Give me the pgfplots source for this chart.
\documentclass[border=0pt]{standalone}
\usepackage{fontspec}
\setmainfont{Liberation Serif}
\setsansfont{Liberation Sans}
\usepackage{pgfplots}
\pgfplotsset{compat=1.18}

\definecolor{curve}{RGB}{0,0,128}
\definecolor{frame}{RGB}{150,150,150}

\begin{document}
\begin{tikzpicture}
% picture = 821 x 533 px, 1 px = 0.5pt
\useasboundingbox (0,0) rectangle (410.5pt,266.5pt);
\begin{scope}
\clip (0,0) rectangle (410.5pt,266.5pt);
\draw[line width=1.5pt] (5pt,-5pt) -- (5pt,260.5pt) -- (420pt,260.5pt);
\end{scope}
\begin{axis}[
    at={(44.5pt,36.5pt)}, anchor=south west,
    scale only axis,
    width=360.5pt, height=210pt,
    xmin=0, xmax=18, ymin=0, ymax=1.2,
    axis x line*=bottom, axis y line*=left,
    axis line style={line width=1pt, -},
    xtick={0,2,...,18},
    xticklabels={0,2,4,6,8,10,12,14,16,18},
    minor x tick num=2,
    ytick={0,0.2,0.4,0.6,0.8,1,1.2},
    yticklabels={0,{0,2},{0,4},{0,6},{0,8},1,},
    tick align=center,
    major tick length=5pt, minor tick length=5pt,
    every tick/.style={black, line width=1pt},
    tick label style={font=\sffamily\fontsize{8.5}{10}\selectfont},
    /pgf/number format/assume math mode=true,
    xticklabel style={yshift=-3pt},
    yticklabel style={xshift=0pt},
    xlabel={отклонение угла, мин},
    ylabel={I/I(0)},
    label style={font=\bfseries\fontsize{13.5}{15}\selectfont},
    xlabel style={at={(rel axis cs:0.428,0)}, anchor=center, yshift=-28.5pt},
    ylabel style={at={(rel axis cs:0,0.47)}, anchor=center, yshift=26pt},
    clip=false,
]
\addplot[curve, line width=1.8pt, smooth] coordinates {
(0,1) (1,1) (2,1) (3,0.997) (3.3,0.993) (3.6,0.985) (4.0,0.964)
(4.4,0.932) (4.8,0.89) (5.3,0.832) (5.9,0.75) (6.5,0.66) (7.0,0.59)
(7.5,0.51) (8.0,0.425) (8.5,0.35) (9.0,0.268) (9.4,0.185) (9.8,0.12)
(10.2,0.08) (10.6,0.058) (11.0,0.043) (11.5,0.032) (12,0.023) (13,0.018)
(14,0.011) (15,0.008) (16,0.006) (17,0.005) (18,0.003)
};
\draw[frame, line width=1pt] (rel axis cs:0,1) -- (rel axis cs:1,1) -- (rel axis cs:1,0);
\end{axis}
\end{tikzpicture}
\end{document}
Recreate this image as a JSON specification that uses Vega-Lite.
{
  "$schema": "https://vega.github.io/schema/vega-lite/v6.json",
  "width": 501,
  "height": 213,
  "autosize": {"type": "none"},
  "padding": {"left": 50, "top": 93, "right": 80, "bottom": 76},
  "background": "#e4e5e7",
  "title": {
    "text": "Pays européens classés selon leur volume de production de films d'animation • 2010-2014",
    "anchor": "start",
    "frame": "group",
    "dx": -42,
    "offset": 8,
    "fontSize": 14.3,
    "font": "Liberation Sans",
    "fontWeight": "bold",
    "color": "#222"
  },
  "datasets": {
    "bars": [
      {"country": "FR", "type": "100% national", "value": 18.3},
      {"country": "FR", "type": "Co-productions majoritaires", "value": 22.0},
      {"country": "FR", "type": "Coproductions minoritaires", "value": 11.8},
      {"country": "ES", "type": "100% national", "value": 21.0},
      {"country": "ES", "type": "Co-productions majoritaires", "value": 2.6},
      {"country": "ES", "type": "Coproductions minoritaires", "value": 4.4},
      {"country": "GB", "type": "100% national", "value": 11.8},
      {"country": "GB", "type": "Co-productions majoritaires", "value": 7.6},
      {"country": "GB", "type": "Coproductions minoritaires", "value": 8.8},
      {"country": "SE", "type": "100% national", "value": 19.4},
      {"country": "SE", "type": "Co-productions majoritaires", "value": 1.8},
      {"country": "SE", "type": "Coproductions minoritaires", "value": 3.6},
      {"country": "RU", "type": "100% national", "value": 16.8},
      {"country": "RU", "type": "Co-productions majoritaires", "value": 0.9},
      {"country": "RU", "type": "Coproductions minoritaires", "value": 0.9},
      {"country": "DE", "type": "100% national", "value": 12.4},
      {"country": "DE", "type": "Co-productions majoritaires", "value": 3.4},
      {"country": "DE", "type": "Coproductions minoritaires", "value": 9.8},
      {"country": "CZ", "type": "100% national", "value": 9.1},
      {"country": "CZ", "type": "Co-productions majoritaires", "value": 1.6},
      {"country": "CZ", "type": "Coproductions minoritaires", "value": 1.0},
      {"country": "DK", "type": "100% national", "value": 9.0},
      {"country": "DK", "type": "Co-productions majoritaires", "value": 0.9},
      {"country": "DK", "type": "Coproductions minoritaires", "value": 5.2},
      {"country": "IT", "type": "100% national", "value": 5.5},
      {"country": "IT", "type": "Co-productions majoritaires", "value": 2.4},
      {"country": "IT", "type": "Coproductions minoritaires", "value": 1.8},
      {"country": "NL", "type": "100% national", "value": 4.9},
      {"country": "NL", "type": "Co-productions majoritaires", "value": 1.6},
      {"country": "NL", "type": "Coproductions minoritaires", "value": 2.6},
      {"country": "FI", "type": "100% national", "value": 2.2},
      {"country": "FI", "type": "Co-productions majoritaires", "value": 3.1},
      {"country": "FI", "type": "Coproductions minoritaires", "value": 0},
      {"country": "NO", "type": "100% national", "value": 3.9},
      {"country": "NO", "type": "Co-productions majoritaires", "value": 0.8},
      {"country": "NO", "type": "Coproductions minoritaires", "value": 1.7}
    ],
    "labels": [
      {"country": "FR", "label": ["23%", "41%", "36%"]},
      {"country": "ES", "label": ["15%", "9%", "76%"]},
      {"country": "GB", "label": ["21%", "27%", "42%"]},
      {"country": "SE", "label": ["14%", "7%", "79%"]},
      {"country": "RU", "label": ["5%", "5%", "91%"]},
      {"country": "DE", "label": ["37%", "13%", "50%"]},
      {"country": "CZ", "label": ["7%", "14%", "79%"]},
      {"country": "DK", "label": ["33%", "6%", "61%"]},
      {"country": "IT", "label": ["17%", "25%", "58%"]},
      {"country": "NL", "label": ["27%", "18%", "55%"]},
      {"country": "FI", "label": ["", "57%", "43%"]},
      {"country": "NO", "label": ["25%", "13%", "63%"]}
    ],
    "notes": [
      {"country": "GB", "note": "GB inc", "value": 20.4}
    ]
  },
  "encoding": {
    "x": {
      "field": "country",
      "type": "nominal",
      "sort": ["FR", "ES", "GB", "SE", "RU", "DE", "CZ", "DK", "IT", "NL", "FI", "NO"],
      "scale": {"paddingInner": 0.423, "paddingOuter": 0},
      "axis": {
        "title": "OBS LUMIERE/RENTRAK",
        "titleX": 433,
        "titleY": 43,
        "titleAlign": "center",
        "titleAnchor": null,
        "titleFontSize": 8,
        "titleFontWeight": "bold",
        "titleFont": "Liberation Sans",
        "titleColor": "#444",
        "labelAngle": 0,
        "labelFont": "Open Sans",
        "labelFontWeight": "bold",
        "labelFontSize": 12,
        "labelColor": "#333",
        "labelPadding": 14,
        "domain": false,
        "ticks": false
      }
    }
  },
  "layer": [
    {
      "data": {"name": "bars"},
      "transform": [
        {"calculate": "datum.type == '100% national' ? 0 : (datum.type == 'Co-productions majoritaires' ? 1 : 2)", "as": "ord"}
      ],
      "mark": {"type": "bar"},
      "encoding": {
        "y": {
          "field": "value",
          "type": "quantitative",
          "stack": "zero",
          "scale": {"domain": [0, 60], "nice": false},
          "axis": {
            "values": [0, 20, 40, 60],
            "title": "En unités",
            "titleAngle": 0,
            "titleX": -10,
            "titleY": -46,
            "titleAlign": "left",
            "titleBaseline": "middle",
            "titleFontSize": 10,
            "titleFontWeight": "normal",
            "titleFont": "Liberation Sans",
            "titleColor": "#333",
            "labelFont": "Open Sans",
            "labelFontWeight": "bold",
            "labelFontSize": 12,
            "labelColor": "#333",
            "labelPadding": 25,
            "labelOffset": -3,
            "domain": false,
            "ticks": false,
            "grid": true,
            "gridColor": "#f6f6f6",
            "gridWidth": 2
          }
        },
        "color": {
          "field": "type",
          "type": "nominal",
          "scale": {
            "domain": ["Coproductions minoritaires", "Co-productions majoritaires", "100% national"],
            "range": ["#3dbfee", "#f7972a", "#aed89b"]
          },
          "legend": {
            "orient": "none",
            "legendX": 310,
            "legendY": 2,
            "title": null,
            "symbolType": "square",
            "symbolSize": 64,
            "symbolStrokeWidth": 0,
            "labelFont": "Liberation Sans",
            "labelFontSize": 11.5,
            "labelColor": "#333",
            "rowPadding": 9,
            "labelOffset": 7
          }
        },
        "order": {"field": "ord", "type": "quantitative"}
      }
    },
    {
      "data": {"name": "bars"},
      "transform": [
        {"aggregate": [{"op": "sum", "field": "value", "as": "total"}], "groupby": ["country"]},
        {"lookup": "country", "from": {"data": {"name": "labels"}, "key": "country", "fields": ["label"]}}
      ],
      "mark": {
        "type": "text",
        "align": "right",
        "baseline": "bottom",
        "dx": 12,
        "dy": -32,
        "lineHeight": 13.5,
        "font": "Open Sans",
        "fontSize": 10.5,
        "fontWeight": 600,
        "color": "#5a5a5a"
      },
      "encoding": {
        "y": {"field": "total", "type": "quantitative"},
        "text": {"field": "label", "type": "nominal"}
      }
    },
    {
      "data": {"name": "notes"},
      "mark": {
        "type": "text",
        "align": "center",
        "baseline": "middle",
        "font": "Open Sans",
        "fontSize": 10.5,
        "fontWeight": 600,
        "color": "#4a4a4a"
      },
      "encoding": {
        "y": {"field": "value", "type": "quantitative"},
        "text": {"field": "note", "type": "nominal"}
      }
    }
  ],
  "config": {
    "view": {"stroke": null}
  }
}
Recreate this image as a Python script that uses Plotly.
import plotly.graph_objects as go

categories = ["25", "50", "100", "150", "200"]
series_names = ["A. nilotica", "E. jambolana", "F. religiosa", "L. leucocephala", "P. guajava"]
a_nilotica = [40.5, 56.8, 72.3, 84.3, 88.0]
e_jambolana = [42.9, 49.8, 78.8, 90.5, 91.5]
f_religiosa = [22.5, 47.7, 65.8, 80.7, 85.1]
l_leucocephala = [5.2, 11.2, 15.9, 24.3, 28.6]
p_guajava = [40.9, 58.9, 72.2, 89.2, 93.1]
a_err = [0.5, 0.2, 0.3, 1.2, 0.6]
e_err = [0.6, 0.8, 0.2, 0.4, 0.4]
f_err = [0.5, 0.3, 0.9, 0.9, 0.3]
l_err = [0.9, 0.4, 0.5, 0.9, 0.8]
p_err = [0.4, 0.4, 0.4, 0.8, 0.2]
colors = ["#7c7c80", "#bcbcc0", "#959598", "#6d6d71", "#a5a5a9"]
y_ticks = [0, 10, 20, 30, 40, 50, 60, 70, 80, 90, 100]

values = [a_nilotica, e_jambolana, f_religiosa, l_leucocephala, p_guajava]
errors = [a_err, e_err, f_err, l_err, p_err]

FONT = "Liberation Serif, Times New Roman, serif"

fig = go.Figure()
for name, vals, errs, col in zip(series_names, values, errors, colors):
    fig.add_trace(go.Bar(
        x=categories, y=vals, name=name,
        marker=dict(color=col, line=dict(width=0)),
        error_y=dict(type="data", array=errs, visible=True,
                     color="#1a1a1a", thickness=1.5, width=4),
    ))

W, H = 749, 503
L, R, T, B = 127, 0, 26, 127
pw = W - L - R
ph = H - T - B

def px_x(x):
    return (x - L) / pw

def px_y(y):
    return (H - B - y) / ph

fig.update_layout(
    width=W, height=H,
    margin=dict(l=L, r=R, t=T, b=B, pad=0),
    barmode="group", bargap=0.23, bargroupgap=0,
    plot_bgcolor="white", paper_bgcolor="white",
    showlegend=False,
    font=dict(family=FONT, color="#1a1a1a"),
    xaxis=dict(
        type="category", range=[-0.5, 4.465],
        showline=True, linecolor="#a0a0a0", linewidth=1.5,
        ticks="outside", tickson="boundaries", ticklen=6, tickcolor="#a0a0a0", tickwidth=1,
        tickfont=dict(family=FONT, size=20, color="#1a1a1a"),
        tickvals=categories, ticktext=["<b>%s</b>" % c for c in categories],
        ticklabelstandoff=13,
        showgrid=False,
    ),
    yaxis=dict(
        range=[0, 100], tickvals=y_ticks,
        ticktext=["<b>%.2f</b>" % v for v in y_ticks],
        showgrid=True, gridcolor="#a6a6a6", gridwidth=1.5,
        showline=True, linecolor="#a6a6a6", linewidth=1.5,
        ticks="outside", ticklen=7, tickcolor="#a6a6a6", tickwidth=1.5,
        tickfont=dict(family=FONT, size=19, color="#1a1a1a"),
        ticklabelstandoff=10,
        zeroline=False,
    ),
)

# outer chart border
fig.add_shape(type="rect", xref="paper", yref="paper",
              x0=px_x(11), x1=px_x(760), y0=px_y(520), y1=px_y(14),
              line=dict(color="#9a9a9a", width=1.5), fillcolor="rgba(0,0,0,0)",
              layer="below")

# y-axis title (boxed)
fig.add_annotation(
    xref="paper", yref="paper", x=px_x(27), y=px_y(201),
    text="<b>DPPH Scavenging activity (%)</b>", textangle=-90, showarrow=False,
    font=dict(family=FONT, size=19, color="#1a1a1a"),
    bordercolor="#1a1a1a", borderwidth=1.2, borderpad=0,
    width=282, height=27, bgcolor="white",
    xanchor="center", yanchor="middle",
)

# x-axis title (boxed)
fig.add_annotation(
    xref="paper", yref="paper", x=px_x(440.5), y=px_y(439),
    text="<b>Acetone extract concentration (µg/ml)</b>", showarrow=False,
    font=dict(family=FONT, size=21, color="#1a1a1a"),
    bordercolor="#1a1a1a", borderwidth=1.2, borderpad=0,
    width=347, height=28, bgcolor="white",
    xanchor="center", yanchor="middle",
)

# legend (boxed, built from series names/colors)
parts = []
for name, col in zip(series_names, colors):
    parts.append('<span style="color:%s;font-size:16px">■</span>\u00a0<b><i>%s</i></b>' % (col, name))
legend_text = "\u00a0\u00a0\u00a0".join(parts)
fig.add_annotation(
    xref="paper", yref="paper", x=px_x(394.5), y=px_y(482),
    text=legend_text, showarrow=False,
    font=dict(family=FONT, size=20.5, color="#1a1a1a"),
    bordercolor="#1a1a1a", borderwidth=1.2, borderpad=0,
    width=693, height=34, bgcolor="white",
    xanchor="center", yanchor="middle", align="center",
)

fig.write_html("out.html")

────────────────────────────────────────

STATED TASK: Output the section opening with the line that has "Recreate this image as a Python" and closing with the line that has "import plotly.graph_objects as go". Keep both end lines and leave out the rest.

WRITTEN SOLUTION:
Recreate this image as a Python script that uses Plotly.
import plotly.graph_objects as go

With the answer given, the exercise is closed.